HAMMOND | A federal lawsuit was filed Tuesday against a Hammond police officer and the city over the June 9 shooting of a dog in front of a couple's home.
Plaintiff’s Norma Maldonado and Dario Lemus have a differing view of the incident than the Hammond Police Department.
Attorney Trent A. McCain, representing Maldonado and Lemus, issued a news release stating Hammond Officer Timothy L. Kreischer “unholstered his weapon, pointed it at the dog and fired three times, shooting the dog in the face.”
The news release said the shooting took place near to the couple's 7-year-old child at their former Hammond home.
Lilly, an 18-month-old pit bull, survived the shooting.
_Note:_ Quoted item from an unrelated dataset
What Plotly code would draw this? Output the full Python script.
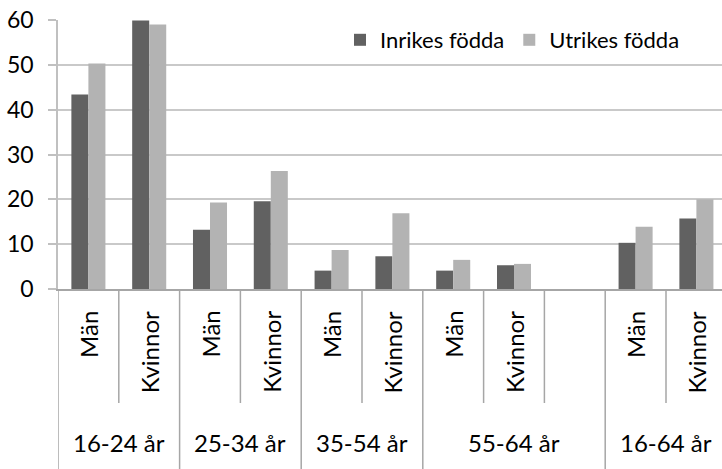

The news release refers to a subsequent Facebook posting from Hammond Mayor Thomas M. McDermott Jr., defending the officer’s actions and saying the dog had lunged at him in attack mode.
“Lilly neither charged at nor lunged at the officer,” McCain said. “Lilly was standing almost within arm’s length of a 7-year-old when Officer Kreischer discharged his weapon from 15-17 feet away.”
In a June 24 blog posting on the city of Hammond’s police website, Police Chief John Doughty defended the officer’s actions in response to a 911 call about a loose dog in the 6500 block of Jackson Avenue.
Doughty wrote, “The officer saw a sign and two flags in the front yard designating an electric fence had been installed to contain their dog. It announced a boundary that the dog could not pass. Note, an electric fence is against city ordinance … They can fail.”
Doughty explained when Kreischer attempted to get the attention of an adult, the dog starting running toward him. But as the officer backed up past the electric fence, the dog continued through the fence and continued running toward him.
“The dog retreated after one shot was fired,” Doughty said. “Animal Control was called to the scene. The owners were found to be in violation of several city ordinances, including no (dog) license, failure to restrain their dog and failure to maintain an actual fence.”
He said there were no children in close proximity at the time of the shooting, and police collected evidence indicating the dog had been trained to bite.
The lawsuit contends Kreischer was “intentional, unreasonable and grossly negligent” amounting to “callous or reckless indifference” to the plaintiff’s constitutional rights. The complaint seeks unspecified punitive damages and attorney fees.
Hammond Police spokesman Lt. Richard Hoyda said the department backs Kreischer’s version of events, and he has not been disciplined over the incident.